Cher lecteurs voici enfin la suite promise, en m’excusant du retard pris dans la production de ce deuxième épisode…
4. A travers le téléphone : premières micro stratégies d’auto motivation
« Allô Docteur A. ? Bonjour, je suis Y., je travaille dans un cabinet de recrutement et je vous appelle pour vous proposer un poste dans votre spécialité.
(…)
Allô Docteur Z ? Je suis Y. du cabinet de recrutement B., êtes vous à l’écoute de nouvelles opportunités professionnelles ?
(…)
Bonjour, puis-je parler au Docteur C. ? De la part de Y. Il s’agit d’un sujet personnel, qui concerne le Dr C. en personne, c’est confidentiel.
(…)
Oui bonjour Docteur D., je suis Y. du cabinet de recrutement &, est- ce le bon moment pour parler avec vous maintenant ? (…) Je vous appelle pour faire le point avec vous, voir où vous en êtes au niveau professionnel et si l’on peut vous proposer des postes en lien avec vos desiderata.»
Ces phrases de première approche avec les candidats sont devenues un refrain que je débite quotidiennement à travers un téléphone, l’arme fatale n°1 du chasseur de têtes.

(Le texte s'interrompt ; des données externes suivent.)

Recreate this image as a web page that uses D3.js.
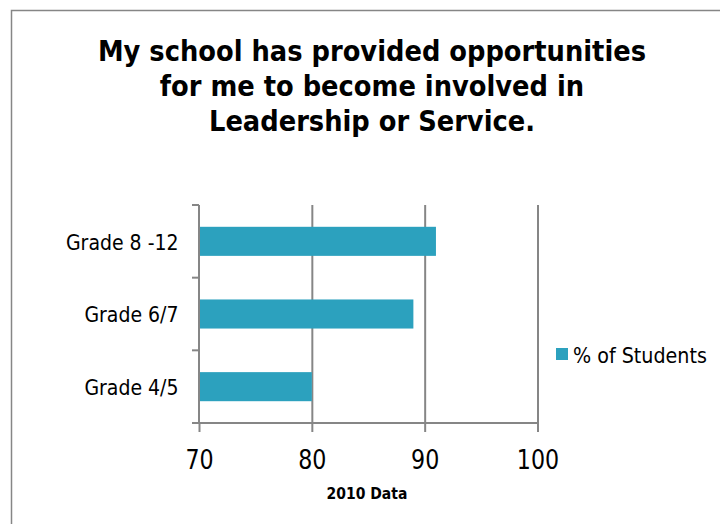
<!DOCTYPE html>
<html><head><meta charset="utf-8">
<script src="https://cdn.jsdelivr.net/npm/d3@7"></script>
<style>body{margin:0;background:#fff} svg{display:block}</style>
</head><body><svg id="c" width="720" height="524"></svg>
<script>
const categories = ["Grade 8 -12", "Grade 6/7", "Grade 4/5"];
const values = [91, 89, 80];
const seriesName = "% of Students";
const xTicks = [70, 80, 90, 100];
const titleLines = ["My school has provided opportunities", "for me to become involved in", "Leadership or Service."];
const xAxisTitle = "2010 Data";

(function () {
const FONT = "'DejaVu Sans', Verdana, Tahoma, sans-serif";
const GRID = "#868686";
const BAR = "#2ca1be";

const svg = d3.select("#c");
function condense(sel, k) {
  sel.each(function () {
    const w = this.getComputedTextLength();
    d3.select(this).attr("textLength", w * k).attr("lengthAdjust", "spacingAndGlyphs");
  });
}

// frame
svg.append("rect").attr("x", 11.5).attr("y", 10.5).attr("width", 760).attr("height", 560)
  .attr("fill", "#fff").attr("stroke", GRID).attr("stroke-width", 1.5);

// title
const title = svg.append("text").attr("x", 372).attr("text-anchor", "middle")
  .attr("font-family", FONT).attr("font-weight", "bold").attr("font-size", 28).attr("fill", "#000");
titleLines.forEach((t, i) => {
  title.append("tspan").attr("x", 372).attr("y", 60.5 + i * 35).text(t);
});
condense(title.selectAll("tspan"), 0.92);

const pL = 199, pR = 537.5, pT = 205, pB = 423;
const x = d3.scaleLinear().domain([70, 100]).range([pL, pR]);
const y = d3.scaleBand().domain(categories).range([pT, pB]).paddingInner(0.6).paddingOuter(0.3);

// gridlines
const grid = svg.append("g").attr("transform", `translate(0,${pB})`)
  .call(d3.axisBottom(x).tickValues(xTicks.slice(1)).tickSizeInner(-(pB - pT)).tickSizeOuter(0).tickFormat(""));
grid.select(".domain").remove();
grid.selectAll("line").attr("stroke", GRID).attr("stroke-width", 2);

// bars
svg.append("g").selectAll("rect").data(categories).join("rect")
  .attr("x", x(70))
  .attr("y", d => y(d))
  .attr("width", (d, i) => x(values[i]) - x(70))
  .attr("height", y.bandwidth())
  .attr("fill", BAR);

// x axis
const xa = svg.append("g").attr("transform", `translate(0,${pB})`)
  .call(d3.axisBottom(x).tickValues(xTicks).tickSizeInner(9).tickSizeOuter(0).tickFormat(d3.format("d")));
xa.select(".domain").attr("stroke", GRID).attr("stroke-width", 2).attr("d", `M${pL - 7},0H${pR}`);
xa.selectAll(".tick line").attr("stroke", GRID).attr("stroke-width", 2);
xa.selectAll(".tick text").attr("y", 46).attr("dy", 0)
  .attr("font-family", FONT).attr("font-size", 27).attr("fill", "#000");
condense(xa.selectAll(".tick text"), 0.82);

// y axis
const ya = svg.append("g").attr("transform", `translate(${pL},0)`)
  .call(d3.axisLeft(y).tickSize(0).tickPadding(20.5));
ya.select(".domain").attr("stroke", GRID).attr("stroke-width", 2).attr("d", `M0,${pT}V${pB}`);
ya.selectAll(".tick text").attr("font-family", FONT).attr("font-size", 21).attr("fill", "#000").attr("dy", "0.4em");
condense(ya.selectAll(".tick text"), 0.9);
const bounds = categories.map(c => y(c) + y.bandwidth() / 2 - y.step() / 2).concat([pB]);
ya.selectAll("line.bound").data(bounds).join("line").attr("class", "bound")
  .attr("x1", -7).attr("x2", 0).attr("y1", d => d).attr("y2", d => d)
  .attr("stroke", GRID).attr("stroke-width", 2);

// x axis title
const xt = svg.append("text").attr("x", 367).attr("y", 499).attr("text-anchor", "middle")
  .attr("font-family", FONT).attr("font-weight", "bold").attr("font-size", 15).attr("fill", "#000")
  .text(xAxisTitle);
condense(xt, 0.93);

// legend
const lg = svg.append("g");
lg.append("rect").attr("x", 556).attr("y", 348).attr("width", 12).attr("height", 12).attr("fill", BAR);
const lt = lg.append("text").attr("x", 573).attr("y", 362.5)
  .attr("font-family", FONT).attr("font-size", 21).attr("fill", "#000").text(seriesName);
condense(lt, 0.91);
})();
</script></body></html>
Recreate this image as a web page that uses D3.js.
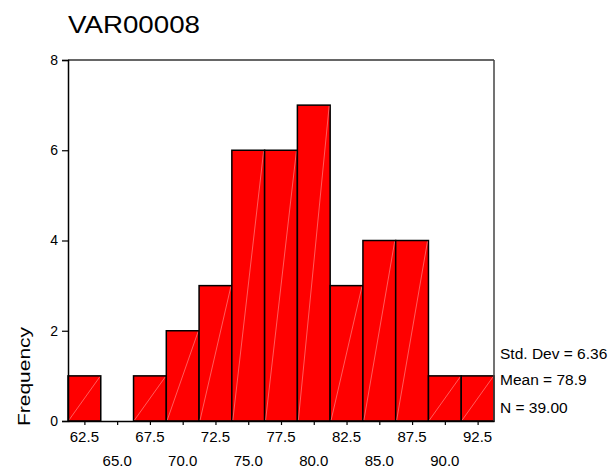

Au tout début je ne me lassais pas de les répéter car une conviction profonde m’animait : j’offrais aux candidats une nouvelle opportunité, une nouvelle voie, un choix de carrière, la possibilité de changer de ville, changer d’environnement, changer de collègues et tout recommencer à zéro. Pendant les quelques minutes où j’avais le candidat au bout du fil je m’intéressais réellement à lui et, parfois, lorsqu’il s’agissait d’un candidat que nous avions déjà dans nos fichiers, on faisait un petit bilan ensemble avant de lui proposer un poste. Lorsque l’opportunité que je proposais au candidat pouvait coïncider avec ses desiderata, avec un objectif ou un projet de vie, cela me rendait heureuse. Dans le cas contraire, qui était le plus fréquent, lorsqu’un candidat me disait qu’il était déjà bien dans son poste, je l’en félicitait et me réjouissais pour lui. Si un candidat était intéressé pour changer de job mais n’était pas séduit par mon offre de poste, je l’interrogeais alors sur ses desiderata, je notais cela dans mon « tableau de chasse », je l’en remerciait pour m’en avoir fait part et lui assurait de le recontacter le jour où nous recevions une offre en adéquation avec ses souhaits. Tout cela peut avoir un côté un peu naïf et utopique mais c’est en ayant cet état d’esprit là que je pouvais, sans lassitude, passer plusieurs dizaines de coups de fil par jour et ne me pas me sentir dépitée ou frustrée ou démoralisée par plusieurs dizaines de « non, merci je ne suis pas intéressé. » En réalité mon attitude et ma perception de mon activité découlaient d’une stratégie qui me permettait de voir les choses en beau et pouvoir ainsi continuer mon boulot sans que cela me soit pénible. Cette stratégie consistait à transformer dans mon esprit le commercial en relationnel.
En outre, cela me semblait en lien avec ce que je croyais qu’on attendait de moi… Car lors de l’entretien d’embauche, on m’avait signifiée que la qualité principale d’un chargé de recherche est la capacité d’écoute. C’est pourquoi, bien que consciente de la part commerciale de la chasse, je pensais que le relationnel primait sur le commercial ou que je pouvais transformer le commercial en relationnel.
Or je me rendis rapidement compte que même si un commercial doit avoir des compétences relationnelles (« la tchatche ») l’équation relationnel- commercial est impossible.
Aussi mes superviseurs m’ont rapidement fait comprendre que l’écoute avec un candidat n’avait qu’un seul but : détecter si celui-ci possède bien les minima requis pour le poste (diplôme+expérience) et si le job l’intéresse. Dans le cas contraire il faut couper court, poliment mais promptement, à la conversation.
C’est ainsi que la représentation initiale que je me faisais de mon activité s’effondra et je dus inventer d’autres stratégies pour continuer à travailler sans morosité. C’est à peu prés à cette époque que je commençais à attendre avec impatience la fin de mes journées, les week-ends et rêver de vacances au soleil ainsi que de paysages paradisiaques pendant que je parcourais les souterrains de ma ville à l’entrée ou à la sortie d’un métro.